Eargle declined to discuss the reasons behind her decision, but it followed a larceny investigation by the Horry County Sheriff’s Office that was requested by deputy auditor Judy Clardy, who resigned on Monday, and Calhoun, the assistant deputy auditor, according to a copy of a sheriff’s office report obtained by myhorrynews.com. The investigation did not result in criminal charges.
“This situation should have never went this far,” Eargle said.
Neither Clardy nor Calhoun could be reached for comment Wednesday. Calhoun has worked for the auditor’s office for nearly two decades.
Sheriff Phillip Thompson confirmed that his office had investigated the matter and found no evidence of a crime. Criminal investigations are typically the purview of the county police department or the local agency over the jurisdiction where the incident occurred. Thompson said his staff was asked to look into the situation by another county official.
“That’s why we did it,” he said.
The sheriff’s office report states that Clardy and Calhoun told sheriff’s officials that they suspected a former employee of the auditor’s office, Sandra Beckwith, had stolen personal items from Clardy’s desk drawers. Clardy said she was missing a letter of recommendation for Calhoun, her will and IRS letters to Clardy’s family, among other items.
Beckwith had moved from the auditor’s office to the treasurer’s office after Calhoun won the Republican Primary for auditor in June. Eargle, who has held the post for nearly 30 years, did not seek reelection and endorsed Calhoun’s opponent, R.A. Johnson. The auditor handles the county’s tax billing and the office’s terms are based on the fiscal year, which ends June 30. Although Calhoun won the general election on Nov. 3, Eargle will be the auditor through the remainder of this term. Calhoun’s firing will not impact her ability to assume elected office in July.

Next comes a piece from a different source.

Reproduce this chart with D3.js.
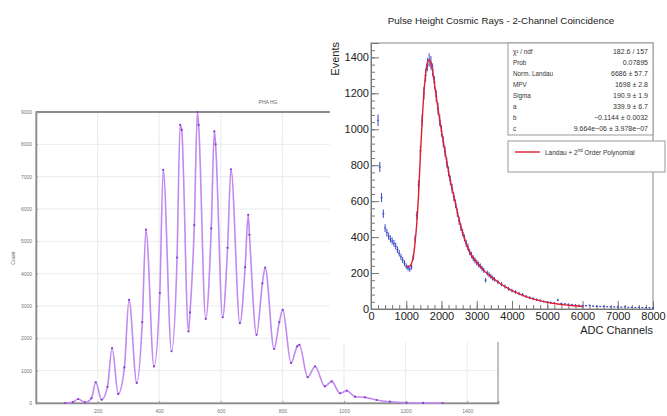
<!DOCTYPE html>
<html><head><meta charset="utf-8">
<script src="https://cdn.jsdelivr.net/npm/d3@7"></script>
<style>body{margin:0;background:#fff}svg{display:block}</style>
</head><body>
<svg id="c" width="667" height="416"></svg>
<script>
// ---------- Left chart: PHA HG ----------
const phaChannels = [95,120,137,159,180,194,213,232,247,267,287,302,327,345,357,383,402,413,440,458,468,473,495,500,514,524,528,551,569,579,583,606,622,633,662,679,689,693,716,735,744,773,790,801,828,848,855,882,906,938,960,987,1009,1036,1068,1106,1149,1203,1257,1320];
const phaCounts   = [0,30,124,20,150,640,100,500,1700,280,1100,3190,620,2500,5360,1130,3400,7210,1600,4500,8600,8450,2215,2800,5500,9000,8600,2600,5400,8400,8000,2650,4800,7230,2470,4200,5820,5200,2110,3700,4190,1670,2500,2880,1240,1750,1800,800,1130,515,670,300,380,195,175,93,40,10,2,0];
const phaXTicks = [200,400,600,800,1000,1200,1400];
const phaYTicks = [0,1000,2000,3000,4000,5000,6000,7000,8000,9000];

// ---------- Right chart: cosmic rays ----------
const adcChannels = [200,250,300,350,400,450,500,550,600,650,700,750,800,850,900,950,1000,1050,1100,1150,1200,1250,1300,1350,1400,1450,1500,1550,1600,1650,1700,1750,1800,1850,1900,1950,2000,2050,2100,2150,2200,2250,2300,2350,2400,2450,2500,2550,2600,2650,2700,2750,2800,2850,2900,2950,3000,3050,3100,3150,3200,3250,3300,3350,3400,3450,3500,3600,3700,3800,3900,4000,4100,4200,4300,4400,4500,4600,4700,4800,4900,5000,5100,5200,5300,5400,5500,5600,5700,5800,5900,6000,6100,6200,6300,6400,6500,6600,6700,6800,6900,7000,7100,7200,7300,7400,7500,7600,7700,7800,7900,8000];
const adcEvents   = [1050,790,620,530,450,425,405,390,378,365,350,330,310,290,272,255,238,228,222,235,290,390,520,690,880,1050,1200,1300,1360,1385,1370,1330,1260,1185,1115,1050,990,930,875,815,765,715,670,625,585,535,490,455,425,395,365,345,318,300,282,270,258,248,238,225,215,160,200,190,182,172,165,150,138,125,112,102,95,86,80,70,63,58,52,48,42,38,36,33,50,30,28,26,24,22,20,19,18,20,16,15,14,14,13,12,12,11,10,12,9,9,8,9,8,7,7,6];
const fitChannels = [1000,1100,1200,1250,1300,1350,1400,1450,1500,1550,1600,1650,1700,1750,1800,1900,2000,2100,2200,2300,2400,2500,2600,2700,2800,2900,3000,3100,3200,3400,3600,3800,4000,4250,4500,4750,5000,5250,5500,5750,6000];
const fitEvents   = [235,240,290,370,480,640,850,1040,1200,1310,1370,1385,1370,1320,1255,1115,990,875,765,670,585,495,425,365,315,285,260,238,215,180,150,125,102,80,62,48,37,29,23,18,14];
const adcXTicks = [0,1000,2000,3000,4000,5000,6000,7000,8000];
const adcYTicks = [0,200,400,600,800,1000,1200,1400];
const statNames  = ["χ² / ndf","Prob","Norm. Landau","MPV","Sigma","a","b","c"];
const statValues = ["182.6 / 157","0.07895","6686 ± 57.7","1698 ± 2.8","190.9 ± 1.9","339.9 ± 6.7","−0.1144 ± 0.0032","9.664e−06 ± 3.978e−07"];

const svg = d3.select("#c");
const F = "'Liberation Sans', Arial, sans-serif";
const fmt = d3.format("d");

// ===== Left chart =====
const lx = d3.scaleLinear().domain([0,1500]).range([36,498]);
const ly = d3.scaleLinear().domain([0,9000]).range([403,112]);
const L = svg.append("g");
L.selectAll(".vg").data(phaXTicks).join("line")
  .attr("x1",d=>lx(d)).attr("x2",d=>lx(d)).attr("y1",112).attr("y2",403)
  .attr("stroke","#e6e6e6").attr("stroke-width",0.8);
L.selectAll(".hg").data(phaYTicks.slice(1)).join("line")
  .attr("x1",36).attr("x2",498).attr("y1",d=>ly(d)).attr("y2",d=>ly(d))
  .attr("stroke","#e6e6e6").attr("stroke-width",0.8);
L.append("rect").attr("x",36).attr("y",112).attr("width",462).attr("height",291)
  .attr("fill","none").attr("stroke","#9a9a9a").attr("stroke-width",1.2);
L.append("line").attr("x1",36).attr("x2",498).attr("y1",112).attr("y2",112).attr("stroke","#8c8c8c").attr("stroke-width",2);
const lxAxis = d3.axisBottom(lx).tickValues(phaXTicks).tickFormat(fmt).tickSize(-2).tickPadding(6);
L.append("g").attr("transform","translate(0,403)").call(lxAxis)
  .call(g=>{g.select(".domain").attr("stroke","#8c8c8c").attr("stroke-width",1.5);
    g.selectAll("line").attr("stroke","#999");
    g.selectAll("text").attr("fill","#777").style("font","5px "+F);});
const lyAxis = d3.axisLeft(ly).tickValues(phaYTicks).tickFormat(fmt).tickSize(-2).tickPadding(4);
L.append("g").attr("transform","translate(36,0)").call(lyAxis)
  .call(g=>{g.select(".domain").attr("stroke","#8c8c8c").attr("stroke-width",1.5);
    g.selectAll("line").attr("stroke","#999");
    g.selectAll("text").attr("fill","#777").style("font","5px "+F);});
L.append("text").attr("x",268).attr("y",104).attr("text-anchor","middle")
  .attr("fill","#666").style("font","5px "+F).text("PHA HG");
L.append("text").attr("transform","translate(15,258) rotate(-90)").attr("text-anchor","middle")
  .attr("fill","#666").style("font","5px "+F).text("Count");
const phaPts = phaChannels.map((c,i)=>[c,phaCounts[i]]);
L.append("path").datum(phaPts)
  .attr("d",d3.line().x(d=>lx(d[0])).y(d=>ly(d[1])).curve(d3.curveMonotoneX))
  .attr("fill","none").attr("stroke","#c28af0").attr("stroke-width",1.6);
L.selectAll(".pm").data(phaPts).join("circle")
  .attr("cx",d=>lx(d[0])).attr("cy",d=>ly(d[1])).attr("r",1.1).attr("fill","#8a3cd2");

// ===== Right chart overlay =====
svg.append("rect").attr("x",330).attr("y",0).attr("width",337).attr("height",342).attr("fill","#fff");
const rx = d3.scaleLinear().domain([0,8000]).range([371,653]);
const ry = d3.scaleLinear().domain([0,1480]).range([309,43]);
const R = svg.append("g");
R.append("text").attr("x",501).attr("y",24).attr("text-anchor","middle")
  .attr("fill","#222").style("font","9.8px "+F).text("Pulse Height Cosmic Rays - 2-Channel Coincidence");
R.append("rect").attr("x",371).attr("y",43).attr("width",282).attr("height",266)
  .attr("fill","none").attr("stroke","#999").attr("stroke-width",1.2);
// x axis
const rxAxis = d3.axisBottom(rx).tickValues(adcXTicks).tickFormat(fmt).tickSize(-8).tickPadding(3);
R.append("g").attr("transform","translate(0,309)").call(rxAxis)
  .call(g=>{g.select(".domain").attr("stroke","#777");
    g.selectAll("line").attr("stroke","#777");
    g.selectAll("text").attr("fill","#222").style("font","11px "+F);});
R.append("g").attr("transform","translate(0,309)")
  .call(d3.axisBottom(rx).tickValues(d3.range(0,8001,200)).tickSize(-4).tickFormat(""))
  .call(g=>{g.select(".domain").remove();g.selectAll("line").attr("stroke","#777");});
// y axis
const ryAxis = d3.axisLeft(ry).tickValues(adcYTicks).tickFormat(fmt).tickSize(-8).tickPadding(2);
R.append("g").attr("transform","translate(371,0)").call(ryAxis)
  .call(g=>{g.select(".domain").attr("stroke","#777");
    g.selectAll("line").attr("stroke","#777");
    g.selectAll("text").attr("fill","#222").style("font","11px "+F);});
R.append("g").attr("transform","translate(371,0)")
  .call(d3.axisLeft(ry).tickValues(d3.range(0,1480,40)).tickSize(-4).tickFormat(""))
  .call(g=>{g.select(".domain").remove();g.selectAll("line").attr("stroke","#777");});
R.append("text").attr("x",653).attr("y",334).attr("text-anchor","end")
  .attr("fill","#222").style("font","11px "+F).text("ADC Channels");
R.append("text").attr("transform","translate(339,42) rotate(-90)").attr("text-anchor","end")
  .attr("fill","#222").style("font","11px "+F).text("Events");
// data with error bars
const adcPts = adcChannels.map((c,i)=>[c,adcEvents[i]]);
const eb = R.append("g").attr("stroke","#3a46c8").attr("stroke-width",1);
eb.selectAll("line.v").data(adcPts).join("line")
  .attr("x1",d=>rx(d[0])).attr("x2",d=>rx(d[0]))
  .attr("y1",d=>ry(d[1]+Math.sqrt(d[1]))).attr("y2",d=>ry(Math.max(0,d[1]-Math.sqrt(d[1]))));
eb.selectAll("line.h").data(adcPts).join("line")
  .attr("x1",d=>rx(d[0])-1).attr("x2",d=>rx(d[0])+1)
  .attr("y1",d=>ry(d[1])).attr("y2",d=>ry(d[1]));
const fitPts = fitChannels.map((c,i)=>[c,fitEvents[i]]);
R.append("path").datum(fitPts)
  .attr("d",d3.line().x(d=>rx(d[0])).y(d=>ry(d[1])).curve(d3.curveMonotoneX))
  .attr("fill","none").attr("stroke","#e0202a").attr("stroke-width",1.4);
// stats box
R.append("rect").attr("x",508).attr("y",43).attr("width",145).attr("height",92)
  .attr("fill","#fff").attr("stroke","#999").attr("stroke-width",1);
statNames.forEach((n,i)=>{
  R.append("text").attr("x",513).attr("y",54+i*11).attr("fill","#333").style("font","6.3px "+F).text(n);
  R.append("text").attr("x",648).attr("y",54+i*11).attr("text-anchor","end").attr("fill","#333").style("font","7px "+F).text(statValues[i]);
});
// legend box
R.append("rect").attr("x",508).attr("y",141).attr("width",157).attr("height",31)
  .attr("fill","#fff").attr("stroke","#999").attr("stroke-width",1);
R.append("line").attr("x1",515).attr("x2",540).attr("y1",152).attr("y2",152).attr("stroke","#e0202a").attr("stroke-width",1.4);
const lt = R.append("text").attr("x",545).attr("y",154.5).attr("fill","#333").style("font","6.5px "+F);
lt.append("tspan").text("Landau + 2");
lt.append("tspan").attr("dy",-2.5).style("font-size","4.5px").text("nd");
lt.append("tspan").attr("dy",2.5).text(" Order Polynomial");
</script>
</body></html>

When she first met with the sheriff’s office, Clardy said she suspected Beckwith had entered her office after business hours on a weekday or over a weekend and taken the items, according to the report.

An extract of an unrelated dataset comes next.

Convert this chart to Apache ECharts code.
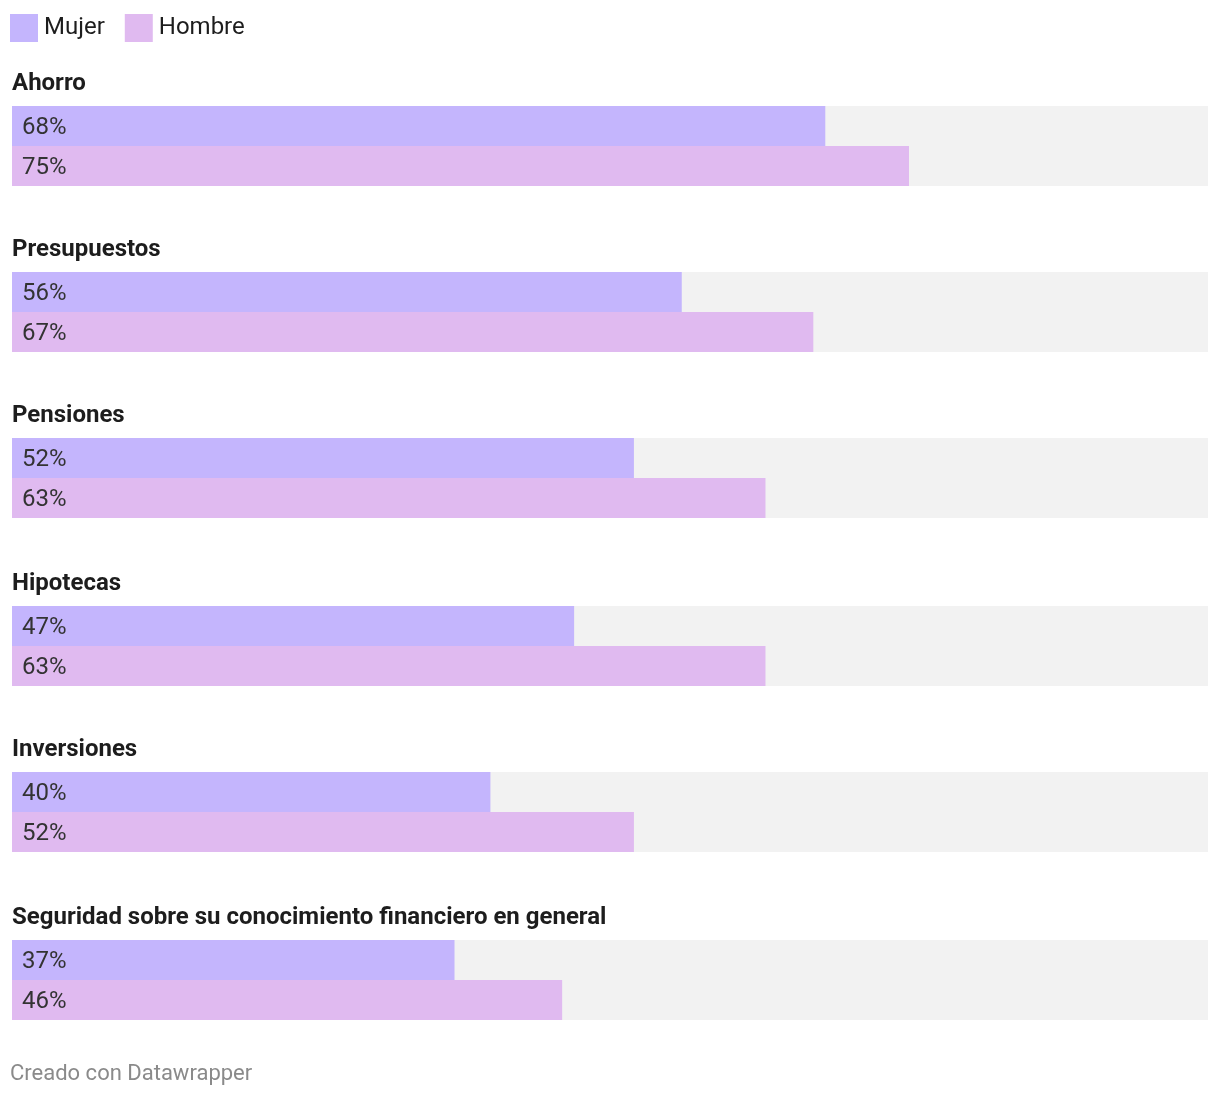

Lt. Chip Squires, who investigated the matter for the sheriff’s office, wrote in the report that investigators had reviewed surveillance video of the Horry County Government and Justice Center looking for footage of individuals matching Beckwith’s description. He could not find any evidence of Beckwith entering the office during non-business hours, according to the report.
When the sheriff’s office told Clardy there was no evidence of Beckwith going into the building on a weekend or after hours, she said it was possible Eargle had given Beckwith the auditor’s access card, the report stated. However, there was no record of Eargle or Beckwith’s card being used during non-business hours.
When confronted with this information, Clardy gave the sheriff’s office names of other auditor’s office employees who had stories about Beckwith taking items from desk drawers.
She provided five names, then specifically asked that the investigator not interview a sixth worker because she was a “mole” for Beckwith, according to the report.
The investigator spoke with an employee who said Beckwith had taken paperwork or other items out of her desk on two occasions.